Einen Tag zuvor, am Mittwoch liegen weiße Rosen auf dem Weg, den Chekatt am Abend zuvor durch die Innenstadt nahm. Vor dem Münster stehen schwerbewaffnete Soldaten. Absperrbänder liegen auf dem Boden, die Polizei lässt die Menschen wieder passieren.
In Frankreich zählt Straßburg zu den Städten, in denen islamistische Netzwerke besonders aktiv sind. Wie der Terrorismusexperte Sébastien Pietrasanta am Mittwoch im Fernsehsender BFM-TV erklärt, halten sich zehn Prozent der von den französischen Behörden in der Sicherheitsdatei „Fiche S“ registrierten Gefährder im Département Bas-Rhin rund um Straßburg auf.
Dies wird unter anderem durch die Geschichte von zehn jungen Männern aus dem Elsass belegt, die Ende 2013 nach Syrien reisten und sich dort am Dschihad beteiligten. Die meisten der Männer stammten aus dem Straßburger Viertel Meinau. Zwei von ihnen starben im Januar 2014 im Bürgerkrieg. Daraufhin beschlossen die Übrigen im Frühjahr 2014, wieder nach Frankreich zurückzukehren. In ihrer Heimat wurden die jungen Männer zu Gefängnisstrafen zwischen sieben und neun Jahren verurteilt.
Der „Erpressung der Terroristen“ nicht nachgeben
Auch der im elsässischen Wissembourg geborene Foued Mohamed-Aggad gehörte zu denen, die sich damals auf den Weg nach Syrien machten. Der Sohn eines Algeriers und einer Marokkanerin, seinerzeit 21 Jahre alt, trat anders als seine Freunde im Frühjahr 2014 nicht den Heimweg nach Frankreich an. Stattdessen heiratete er in Syrien eine Französin, die ebenfalls in den Dschihad gezogen war, die beiden bekamen ein Kind. In einer Nachricht, die von den Ermittlern aufgefangen wurde, verkündete Mohamed-Aggad: „Wenn ich nach Frankreich zurückkehre, dann werde ich nicht ins Gefängnis gehen, sondern alles in die Luft sprengen.“ Er setzte seinen Plan in die Tat um: Im November 2015 war er einer der Attentäter, die im Pariser Konzertsaal Bataclan 90 Menschen ermordeten.

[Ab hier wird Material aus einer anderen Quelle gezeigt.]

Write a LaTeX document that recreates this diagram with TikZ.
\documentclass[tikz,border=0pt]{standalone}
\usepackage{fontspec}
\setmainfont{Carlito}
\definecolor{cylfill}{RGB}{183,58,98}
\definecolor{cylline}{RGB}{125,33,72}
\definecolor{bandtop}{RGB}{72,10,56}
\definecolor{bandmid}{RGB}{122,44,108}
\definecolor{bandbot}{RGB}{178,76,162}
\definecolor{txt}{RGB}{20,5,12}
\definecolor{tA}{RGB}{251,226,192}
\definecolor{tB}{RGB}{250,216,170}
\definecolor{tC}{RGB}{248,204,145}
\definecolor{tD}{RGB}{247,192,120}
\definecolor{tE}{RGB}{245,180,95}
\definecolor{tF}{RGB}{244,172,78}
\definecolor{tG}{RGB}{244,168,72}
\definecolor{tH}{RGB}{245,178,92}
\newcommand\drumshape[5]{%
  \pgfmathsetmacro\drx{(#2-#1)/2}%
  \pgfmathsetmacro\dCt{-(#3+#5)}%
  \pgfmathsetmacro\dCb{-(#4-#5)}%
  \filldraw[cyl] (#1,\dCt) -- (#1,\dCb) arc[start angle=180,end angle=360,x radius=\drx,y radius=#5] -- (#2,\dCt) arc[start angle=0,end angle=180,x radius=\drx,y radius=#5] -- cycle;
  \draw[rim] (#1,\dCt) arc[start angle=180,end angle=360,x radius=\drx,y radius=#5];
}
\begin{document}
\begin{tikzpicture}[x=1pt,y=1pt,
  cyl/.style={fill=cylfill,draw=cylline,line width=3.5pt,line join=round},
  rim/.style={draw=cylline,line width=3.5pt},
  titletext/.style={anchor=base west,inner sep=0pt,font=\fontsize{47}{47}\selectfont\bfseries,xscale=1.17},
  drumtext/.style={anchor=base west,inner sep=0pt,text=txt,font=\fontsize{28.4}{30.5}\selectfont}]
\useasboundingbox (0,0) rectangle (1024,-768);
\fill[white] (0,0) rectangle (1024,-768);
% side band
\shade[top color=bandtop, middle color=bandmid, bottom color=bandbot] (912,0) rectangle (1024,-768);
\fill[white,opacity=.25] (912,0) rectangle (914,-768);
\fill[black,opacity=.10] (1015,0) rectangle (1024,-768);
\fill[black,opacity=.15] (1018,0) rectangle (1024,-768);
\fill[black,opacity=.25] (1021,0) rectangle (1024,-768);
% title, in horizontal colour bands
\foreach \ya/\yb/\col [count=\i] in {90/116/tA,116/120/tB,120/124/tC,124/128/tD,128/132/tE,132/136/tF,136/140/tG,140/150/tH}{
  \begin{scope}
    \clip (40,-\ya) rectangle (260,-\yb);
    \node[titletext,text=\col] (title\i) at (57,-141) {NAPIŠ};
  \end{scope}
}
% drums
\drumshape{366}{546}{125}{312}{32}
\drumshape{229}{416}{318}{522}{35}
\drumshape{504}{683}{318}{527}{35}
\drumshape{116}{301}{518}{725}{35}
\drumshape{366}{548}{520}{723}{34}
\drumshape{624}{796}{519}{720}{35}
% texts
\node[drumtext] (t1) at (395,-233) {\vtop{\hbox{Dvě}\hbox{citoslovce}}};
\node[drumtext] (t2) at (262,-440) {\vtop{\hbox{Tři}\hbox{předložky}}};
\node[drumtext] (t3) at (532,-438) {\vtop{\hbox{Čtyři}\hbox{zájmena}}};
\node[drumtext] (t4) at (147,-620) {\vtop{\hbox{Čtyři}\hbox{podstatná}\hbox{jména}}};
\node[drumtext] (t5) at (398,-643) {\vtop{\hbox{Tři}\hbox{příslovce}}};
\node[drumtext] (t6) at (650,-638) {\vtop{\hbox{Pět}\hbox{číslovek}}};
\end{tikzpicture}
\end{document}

Ein Jahr später, im November 2016, geriet die elsässische Hauptstadt erneut ins Visier der Terrorfahnder. Bei Hausdurchsuchungen in Straßburg und in Marseille wurden sieben Männer festgenommen. Sie hatten Anschläge auf mehrere Orte in Paris geplant, unter anderem auf den Weihnachtsmarkt auf den Champs-Elysées und auf das nahe Paris gelegene Disneyland. Nach den Erkenntnissen der Ermittler wurde ihre Operation vom IS, von Syrien und Irak aus, gesteuert. Unter den Festgenommenen befand sich auch ein 37-Jähriger, der als Betreuer in einer Grundschule im Straßburger Bezirk Meinau arbeitete. Er hatte weder Vorstrafen, noch wurde er als Gefährder eingestuft. Ein Jahr vor seiner Festnahme hatte er eine Reise nach Zypern unternommen. Die Ermittler gingen davon aus, dass er von dort nach Syrien weitergereist war. In seiner Wohnung wurden Schriftstücke gefunden, in denen der Dschihad verherrlicht wurde.
Der Sozialist Roland Ries, seit zehn Jahren Bürgermeister von Straßburg, versucht am Mittwoch den richtigen Ton zu finden: Die Straßburger sollten zusammenkommen, „um der Opfer zu gedenken und zu trauern“, sagte er. Und fügte in einem Interview mit dem Radiosender „France Inter“ gleich hinzu, dass man nicht der „Erpressung der Terroristen“ nachgeben dürfe.
Der Weihnachtsmarkt, der am Mittwoch den Betrieb eingestellt hatte, soll auch an diesem Donnerstag geschlossen bleiben. Der Weihnachtsmarkt, den auch die sachsen-anhaltinischen Gäste des Parlamentsabgeordneten Schulze am Dienstag besuchten. Sie blieben bis 17 Uhr.